* GST-linked transition pangs and a well spread-out festive season affected Advertisement revenue growth while lower cover price in UP and Bihar continued to dent circulation revenue. EBITDA improvement was backed by cost rationalization measures.
* Ad revenue increase of 5% yoy was driven by yield improvement (2%) and volume growth (3%). Continued impact of GST transition, RERA and muted spends from government impacted growth. Early signs of recovery in ad growth started surfacing from Q3 end.
* Focus remains on strengthening position in UP and deepen circulation reach in Bihar. Ad growth is expected to see revival in FY19, with FMCG, BFSI and Auto sectors leading the recovery in Ad spends. Cost inflation would start reflecting in a couple of quarters.
* Ad revenue growth assumption for FY18 is expected to be flat vs 3% earlier. Circulation revenue is lowered by 2.4%/1.3% for FY18/19. EBITDA cut is restricted to 5%/2% for FY18/19E led by cost rationalization. Lack of clarity on utilization of cash pile would continue to weigh on valuation. Maintain BUY with a SOTP (FY20) based PT of Rs317.

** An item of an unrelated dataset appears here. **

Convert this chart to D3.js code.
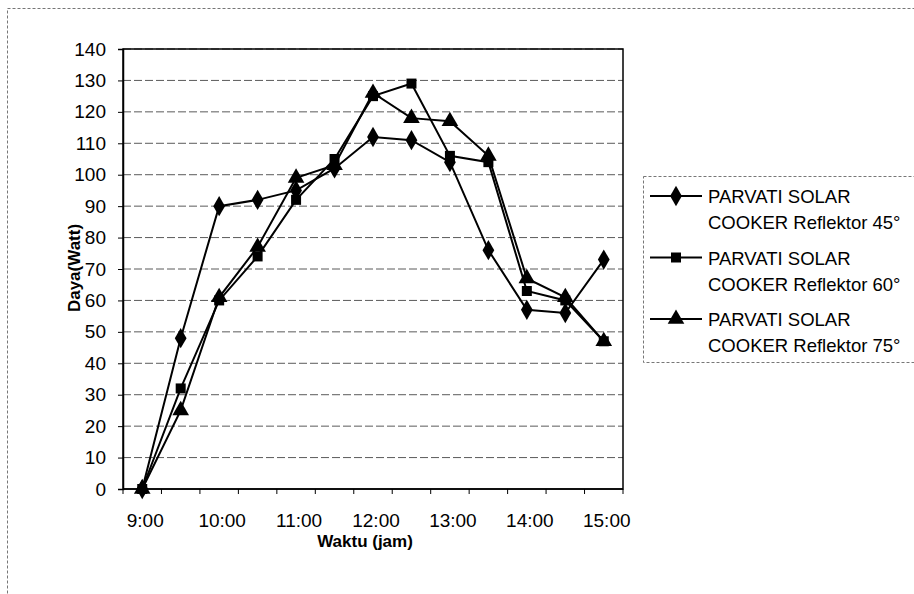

Robust operating performance driven by cost control
Revenue at Rs2.3bn was marginally down on yoy basis (2.5% below our estimate). Ad revenue increased by 5% yoy to Rs1.6bn (vs expectation of +6%), impacted by GST-linked transition pangs and a well spread-out festive season. Circulation revenue declined by 14.4% yoy to Rs480mn, 6% below our estimate, on account of lower per copy price in UP and Bihar. EBITDA registered a robust growth of 43% yoy to Rs583mn vs estimate of Rs445mn. EBITDA margin at 25.3% expanded by 756bps yoy. EBITDA growth was driven by strict cost control. Total expenditure was down 9.2% yoy to Rs1.7bn, which was 10% below our estimates. PAT stood at Rs493mn vs Rs438mn in Q3FY17, up 12.4% yoy, propelled by a robust operating performance and one-time other income from sale of investment.
Outlook and valuation
Ad spends in Q3FY18 remained muted due to macro issues while management indicated that early signs of recovery started emerging from end Q3FY18. Revival in FY19 is crucial, otherwise it would raise questions on the structural issues constraining healthy ad growth in the Print Media industry. Rising newsprint cost might rationalize competition in Bihar and UP, as continued fall in realizations would hurt profitability. The much-awaited IRS survey would also be a key catalyst for company-specific growth in FY19 and beyond. Key risks to our call are: 1) delay in economic recovery, 2) higher-than-expected rise in newsprint prices, 3) inability to implement ad rate hikes and hyper competition in core markets, 4) rising data acceptance in Tier II and Tier III towns, with the availability of Radio as a cheaper medium of Advertisement might eat into the ad pie of the print companies and 5) misallocation of cash pile. We expect revenue/EBITDA/PAT to grow at a CAGR of 6%/10%/8% over FY17/20E. Maintain BUY with SOTP based TP of Rs317.